It will serve as a trust mark and further enable the development of the mobile internet community, said Alexa Raad, MTLD’s VP of marketing and business development. The Dublin, Ireland-based company, which is better known as Dotmobi, this week announced plans for a directory of mobile sites with information about their content, again not restricted to .mobi sites.

There is scant information about mobile content, said Raad. Though some of the big search engines are rumored to have carried out research of their own, they haven’t shared it. She said that although .mobi sites number only 380 to date, there are currently some 200,000 mobile sites, which she said compares with around 90 million domain names on fixed lines. That disparity also explains why there is an ample supply of reports on quality, usability, and ease of access for the fixed-line internet, with companies like Keynote and Gomez specializing in this area.

The idea is to publish information specifically on mobile sites. We estimate that around 35% to 38% of sites have good, multilayered content rather than just operating as parking sites, said Raad.

She said Dotmobi has yet to decide whether or not to charge companies to have their site listed in the directory, or publish it for free with a view to fomenting overall growth of the market. She said the company currently uses the money from .mobi registration fees to pour back into the development of the community.

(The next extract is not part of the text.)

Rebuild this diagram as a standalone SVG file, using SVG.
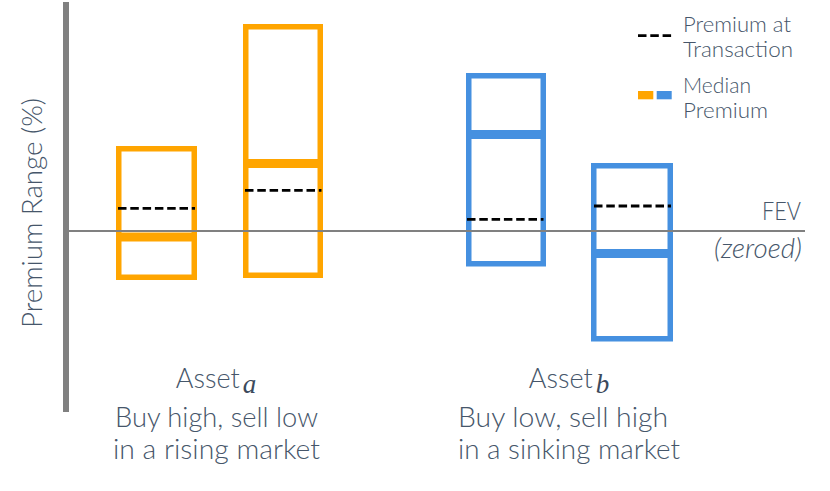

These initiatives join others from Dotmobi designed to stimulate the development of the mobile internet. There is a site called ready.mobi where a non-mobile site can be gauged on a scale of 1 to 5 for its mobile-readiness which takes into account how long downloads take and how much they cost.

site.mobi offers free site creation with templates and uploads, and a developer forum called dev.mobi, with information about creating more complex sites to run across different OSes, handsets and browsers, plus open source tools.